Oxford has promised to help “expedite the application process” of ten scholarship students from the Prince Sultan University (PSU) over 25 years, and identify suitable colleges for them.
“Expedite the application process”? I assume this does not just refer to a more efficient filing system.
The arrangement has infuriated senior academics who are concerned that it will blur fundraising and academic objectives at the university.
In a memorandum of understanding, Oxford thanks Prince Sultan Bin Abdul Aziz al-Saud for his “munificant benefaction to the Ashmolean museum (at Oxford)” in support of its Islamic gallery and the scholarships in the Prince’s name.
“Munificent”, surely? I hope this is a misprint in The Times, otherwise it would seem standards at Oxford are dropping already in the interests of “diversity”. And what is a “memorandum of understanding”? It sounds like mutual back-scratching to me. Oxford has to understand that Saudi students will have a different understanding of academic subjects from that of other students. Oxford must be understanding about this, and understands that more funds will be forthcoming as a reward for being so understanding.

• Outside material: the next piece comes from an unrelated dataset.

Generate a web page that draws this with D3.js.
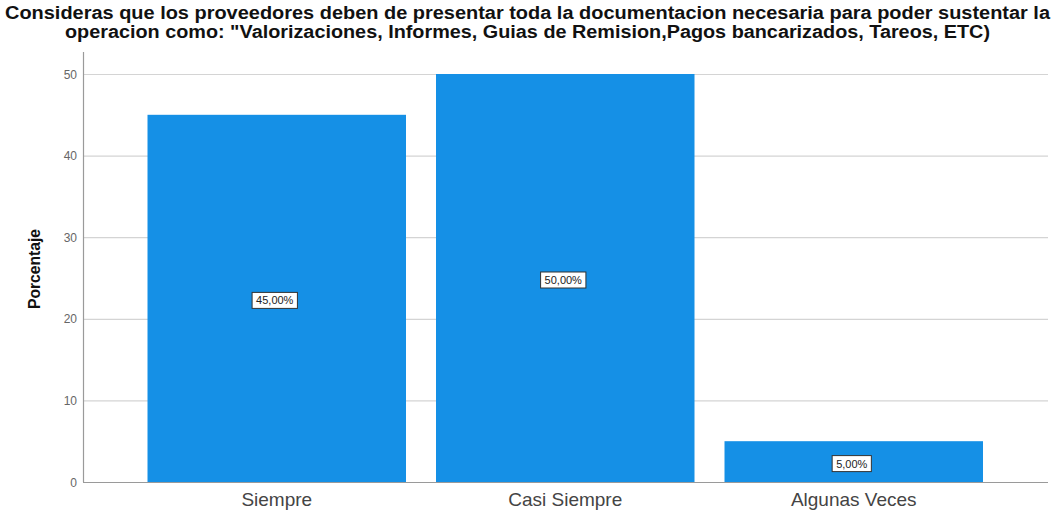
<!DOCTYPE html>
<html>
<head>
<meta charset="utf-8">
<script src="https://cdn.jsdelivr.net/npm/d3@7"></script>
<style>
  html, body { margin: 0; padding: 0; background: #fff; }
  svg { display: block; }
</style>
</head>
<body>
<svg id="chart" width="1056" height="514"></svg>
<script>
// Survey answers and their percentages
const categories = ["Siempre", "Casi Siempre", "Algunas Veces"];
const percentages = [45, 50, 5];
const valueLabels = ["45,00%", "50,00%", "5,00%"];
const yTicks = [0, 10, 20, 30, 40, 50];
const titleLines = [
  "Consideras que los proveedores deben de presentar toda la documentacion necesaria para poder sustentar la",
  "operacion como: \"Valorizaciones, Informes, Guias de Remision,Pagos bancarizados, Tareos, ETC)"
];
const yAxisTitle = "Porcentaje";

const svg = d3.select("#chart");
const plot = { left: 83, right: 1048, top: 52, bottom: 482 };
const font = "'Liberation Sans', Arial, sans-serif";

const x = d3.scaleBand()
  .domain(categories)
  .range([132.5, 998])
  .paddingInner(0.104)
  .paddingOuter(0.052);

const y = d3.scaleLinear()
  .domain([0, 50])
  .range([plot.bottom, 74]);

// Title, two centred lines stretched to the plot width
svg.append("g").selectAll("text")
  .data(titleLines)
  .join("text")
  .attr("x", (d, i) => i === 0 ? 5 : 65)
  .attr("y", (d, i) => 19 + i * 18.5)
  .attr("textLength", (d, i) => i === 0 ? 1045 : 925)
  .attr("lengthAdjust", "spacingAndGlyphs")
  .attr("font-family", font)
  .attr("font-weight", "bold")
  .attr("font-size", 17.5)
  .attr("fill", "#111")
  .text(d => d);

// Gridlines
svg.append("g").selectAll("line")
  .data(yTicks)
  .join("line")
  .attr("x1", plot.left)
  .attr("x2", plot.right)
  .attr("y1", d => y(d) + 0.5)
  .attr("y2", d => y(d) + 0.5)
  .attr("stroke", d => d === 0 ? "#9a9a9a" : "#d4d4d4")
  .attr("stroke-width", 1.2);

// Y axis line
svg.append("line")
  .attr("x1", plot.left + 0.5).attr("x2", plot.left + 0.5)
  .attr("y1", plot.top).attr("y2", plot.bottom)
  .attr("stroke", "#9a9a9a").attr("stroke-width", 1.2);

// Y tick labels
svg.append("g").selectAll("text")
  .data(yTicks)
  .join("text")
  .attr("x", 77)
  .attr("y", d => y(d) + 4.5)
  .attr("text-anchor", "end")
  .attr("font-family", font)
  .attr("font-size", 12)
  .attr("fill", "#666")
  .text(d => d);

// Y axis title
svg.append("text")
  .attr("transform", "translate(40, 269) rotate(-90)")
  .attr("text-anchor", "middle")
  .attr("textLength", 80)
  .attr("lengthAdjust", "spacingAndGlyphs")
  .attr("font-family", font)
  .attr("font-weight", "bold")
  .attr("font-size", 16)
  .attr("fill", "#111")
  .text(yAxisTitle);

// Bars
svg.append("g").selectAll("rect")
  .data(categories)
  .join("rect")
  .attr("x", d => x(d))
  .attr("width", x.bandwidth())
  .attr("y", (d, i) => y(percentages[i]))
  .attr("height", (d, i) => y(0) - y(percentages[i]))
  .attr("fill", "#1590e6");

// Value labels in boxes at bar mid-height
const labels = svg.append("g").selectAll("g")
  .data(categories)
  .join("g")
  .attr("transform", (d, i) => `translate(${x(d) + x.bandwidth() / 2 - 2}, ${y(percentages[i] / 2) + 2})`);

const boxes = labels.append("rect")
  .attr("y", -8)
  .attr("height", 16)
  .attr("fill", "#fff")
  .attr("stroke", "#333")
  .attr("stroke-width", 1);

const labelTexts = labels.append("text")
  .attr("y", 4)
  .attr("text-anchor", "middle")
  .attr("font-family", font)
  .attr("font-size", 11)
  .attr("fill", "#222")
  .text((d, i) => valueLabels[i]);

labelTexts.each(function (d, i) {
  const w = this.getComputedTextLength() + 8;
  d3.select(boxes.nodes()[i]).attr("x", -w / 2).attr("width", w);
});

// Category labels
svg.append("g").selectAll("text")
  .data(categories)
  .join("text")
  .attr("x", d => x(d) + x.bandwidth() / 2)
  .attr("y", 506)
  .attr("text-anchor", "middle")
  .attr("font-family", font)
  .attr("font-size", 19)
  .attr("fill", "#444")
  .text(d => d);
</script>
</body>
</html>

Oxford has academic arrangements with other international universities, but critics point out that they are largely arranged between individual colleges and leading institutions, such as the Ivy League universities in America.
PSU was established in 1999 and offers degrees including computer science, information systems, accounting and marketing, largely for men.
In other words, PSU is a glorified technical college, like the “Universities” of Luton and Bolton. I am not qualified to comment on degrees in computer science or information systems. Regarding accountancy, however, this is not a fit subject for an academic degree. Professional accountancy examinations, by which I mean those of the Chartered bodies, are extremely difficult and rigorous. However, graduates in accountancy who train for these examinations score no better in them than those who have a degree in another subject, even English or History. Accountancy degrees teach subjects like “the philosophy of the balance sheet”. The balance sheet does not need a philosophy; it is a useful tool. As for marketing, this is a skill I admire, but it is a skill. It is not an academic discipline at all, whether studied for a degree or for a professional qualification. Marketing, in this sense, is an arbitrary collection of spurious theories, couched in impenetrable – because meaningless – jargon. Alan Sugar in his prime could have sold ice to the Eskimos. Did he need to know about the “five p’s” – product, price, place, promotion and people? Five p’s that could easily be four p’s, or six p’s, or five t’s? No, Oxford should not “expedite” entry for these students.
Nicholas Bamforth, a don at Queen’s College, said that the deal showed a need for scrutiny of the university council.
“I’m surprised the university did a deal with such a new institution that doesn’t admit women to do the same range of degrees as men,” he added.
He should be disappointed, certainly, but not surprised.